TITLE:
On Data-Independent Properties for Density-Based Dissimilarity Measures in Hybrid Clustering
AUTHORS:
Kajsa Møllersen, Subhra S. Dhar, Fred Godtliebsen
KEYWORDS:
Background Noise, Gaussian Mixture Distribution, Kullback-Leibler, Outliers, Subcluster Weight
JOURNAL NAME:
Applied Mathematics,
Vol.7 No.15,
September
12,
2016
ABSTRACT: Hybrid clustering combines partitional and
hierarchical clustering for computational effectiveness and versatility in
cluster shape. In such clustering, a dissimilarity measure plays a crucial role
in the hierarchical merging.
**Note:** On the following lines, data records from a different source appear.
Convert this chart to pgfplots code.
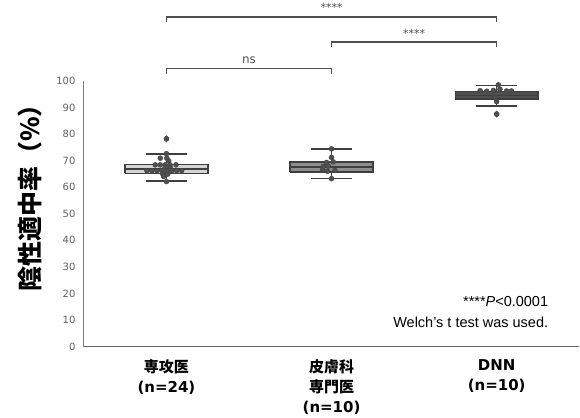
\documentclass[border=0pt]{standalone}
\usepackage{fontspec}
\usepackage{pgfplots}
\pgfplotsset{compat=1.18}
\setmainfont{DejaVu Sans}
\newfontfamily\cjk{Noto Sans CJK JP}
\newfontfamily\arial{Liberation Sans}
\definecolor{boxA}{HTML}{D4D4D4}
\definecolor{boxB}{HTML}{8E8E8E}
\definecolor{boxC}{HTML}{4F4F4F}
\definecolor{edge}{HTML}{3F3F3F}
\definecolor{ptc}{HTML}{505050}
\definecolor{tickgray}{HTML}{5F5F5F}
\definecolor{brk}{HTML}{505050}
\pgfplotsset{bx/.style={draw=edge, line width=1.6pt, mark=none},
  sw/.style={only marks, mark=*, mark size=2.5pt, mark options={fill=ptc, draw=edge, line width=0.4pt}}}
\begin{document}
\begin{tikzpicture}
\begin{axis}[
  width=496pt, height=266pt, scale only axis,
  xmin=-0.5, xmax=2.5, ymin=0, ymax=100,
  axis x line=bottom, axis y line=left,
  axis line style={-},
  x axis line style={draw=black!60, line width=1.6pt},
  y axis line style={draw=black!50, line width=1.2pt},
  clip=false,
  major tick length=0pt,
  xtick={0,1,2},
  xticklabels={{{\cjk 専攻医}\\(n=24)},{{\cjk 皮膚科}\\{\cjk 専門医}\\(n=10)},{DNN\\(n=10)}},
  xticklabel style={align=center, font=\fontsize{15}{20}\selectfont\bfseries, text=black, yshift=-9.5pt},
  ytick={0,10,...,100},
  yticklabel style={font=\fontsize{10}{12}\selectfont, text=tickgray, xshift=-5pt},
  /pgf/number format/assume math mode=true,
]
% invisible frame fixing the picture size
\path (axis cs:-0.5,0) ++(-84pt,-69pt) rectangle ++(580pt,416pt);
% box 1
\addplot[bx] coordinates {(0,62.4) (0,65.2)};
\addplot[bx] coordinates {(0,68.5) (0,72.4)};
\addplot[bx] coordinates {(-0.125,62.4) (0.125,62.4)};
\addplot[bx] coordinates {(-0.125,72.4) (0.125,72.4)};
\addplot[bx, fill=boxA] coordinates {(-0.25,65.2) (0.25,65.2) (0.25,68.5) (-0.25,68.5) (-0.25,65.2)};
\addplot[bx] coordinates {(-0.25,66.8) (0.25,66.8)};
% box 2
\addplot[bx] coordinates {(1,63.2) (1,65.7)};
\addplot[bx] coordinates {(1,69.4) (1,74.4)};
\addplot[bx] coordinates {(0.875,63.2) (1.125,63.2)};
\addplot[bx] coordinates {(0.875,74.4) (1.125,74.4)};
\addplot[bx, fill=boxB] coordinates {(0.75,65.7) (1.25,65.7) (1.25,69.4) (0.75,69.4) (0.75,65.7)};
\addplot[bx] coordinates {(0.75,67.6) (1.25,67.6)};
% box 3
\addplot[bx] coordinates {(2,90.6) (2,93.1)};
\addplot[bx] coordinates {(2,96.0) (2,98.2)};
\addplot[bx] coordinates {(1.875,90.6) (2.125,90.6)};
\addplot[bx] coordinates {(1.875,98.2) (2.125,98.2)};
\addplot[bx, fill=boxC] coordinates {(1.75,93.1) (2.25,93.1) (2.25,96.0) (1.75,96.0) (1.75,93.1)};
\addplot[bx] coordinates {(1.75,94.5) (2.25,94.5)};
% outliers
\addplot[only marks, mark=diamond*, mark size=3.2pt, mark options={fill=edge, draw=edge}] coordinates {(0,78.2) (2,87.5)};
% swarm points
\addplot[sw] coordinates {
(0.000,78.2) (0.000,72.6)
(-0.037,70.9) (0.002,70.9)
(0.014,69.9)
(-0.068,68.4) (-0.038,68.4) (-0.008,68.4) (0.022,68.4) (0.058,68.4)
(-0.008,67.4) (0.022,67.4)
(-0.118,66.2) (-0.088,66.2) (-0.058,66.2) (-0.028,66.2) (0.002,66.2) (0.032,66.2) (0.062,66.2) (0.092,66.2)
(-0.022,64.9) (0.008,64.9)
(-0.017,64.0)
(0.000,62.1)
};
\addplot[sw] coordinates {
(1.000,74.4) (1.000,71.2) (0.970,69.3) (1.010,69.5) (0.950,67.8) (0.980,67.9)
(0.945,66.4) (0.975,66.0) (1.020,66.3) (1.000,63.2)
};
\addplot[sw] coordinates {
(2.010,98.5) (1.900,96.3) (1.940,96.1) (1.980,96.4) (2.020,96.8) (2.060,96.2) (2.090,96.2)
(1.990,93.9) (2.000,92.2) (2.000,87.5)
};
% significance brackets
\draw[brk, line width=1.7pt] (axis cs:0,122.2) -- (axis cs:0,124.1) -- (axis cs:2,124.1) -- (axis cs:2,122.2);
\draw[brk, line width=1.7pt] (axis cs:1,112.8) -- (axis cs:1,114.7) -- (axis cs:2,114.7) -- (axis cs:2,112.8);
\draw[brk, line width=1.7pt] (axis cs:0,102.6) -- (axis cs:0,104.7) -- (axis cs:1,104.7) -- (axis cs:1,102.6);
\node[text=brk, font=\fontsize{11}{12}\selectfont] at (axis cs:1,127.5) {****};
\node[text=brk, font=\fontsize{11}{12}\selectfont] at (axis cs:1.5,117.8) {****};
\node[text=brk, font=\fontsize{12}{13}\selectfont] at (axis cs:0.5,107.8) {ns};
% note
\node[anchor=east, font=\arial\fontsize{14.5}{16}\selectfont] at (axis cs:2.333,16.9) {****\textit{P}<0.0001};
\node[anchor=east, font=\arial\fontsize{14.5}{16}\selectfont] at (axis cs:2.333,9.0) {Welch’s t test was used.};
% y label
\node[rotate=90, font=\cjk\bfseries\fontsize{25}{28}\selectfont] at (axis description cs:-0.109,0.582) {陰性適中率（\%）};
\end{axis}
\end{tikzpicture}
\end{document}
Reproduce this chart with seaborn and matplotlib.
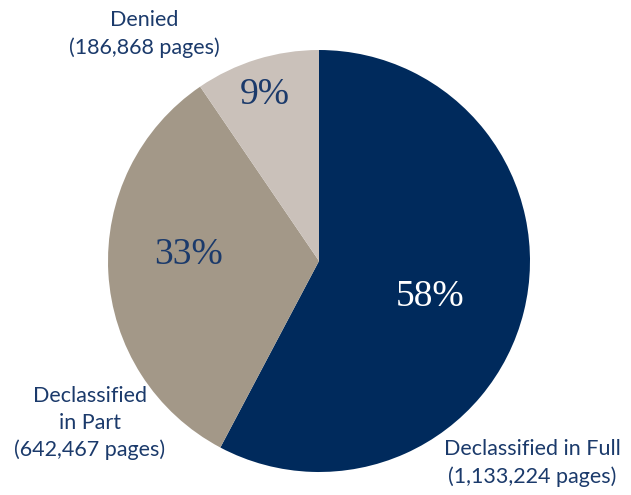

The dissimilarity measure has great impact on the
final clustering, and data-independent properties are needed to choose the
right dissimilarity measure for the problem at hand. Properties for
distance-based dissimilarity measures have been studied for decades, but
properties for density-based dissimilarity measures have so far received little
attention. Here, we propose six data-independent properties to evaluate density-based
dissimilarity measures associated with hybrid clustering, regarding equality,
orthogonality, symmetry, outlier and noise observations, and light-tailed
models for heavy-tailed clusters. The significance of the properties is
investigated, and we study some well-known dissimilarity measures based on
Shannon entropy, misclassification rate, Bhattacharyya distance and
Kullback-Leibler divergence with respect to the proposed properties. As none of
them satisfy all the proposed properties, we introduce a new dissimilarity
measure based on the Kullback-Leibler information and show that it satisfies
all proposed properties. The effect of the proposed properties is also
illustrated on several real and simulated data sets.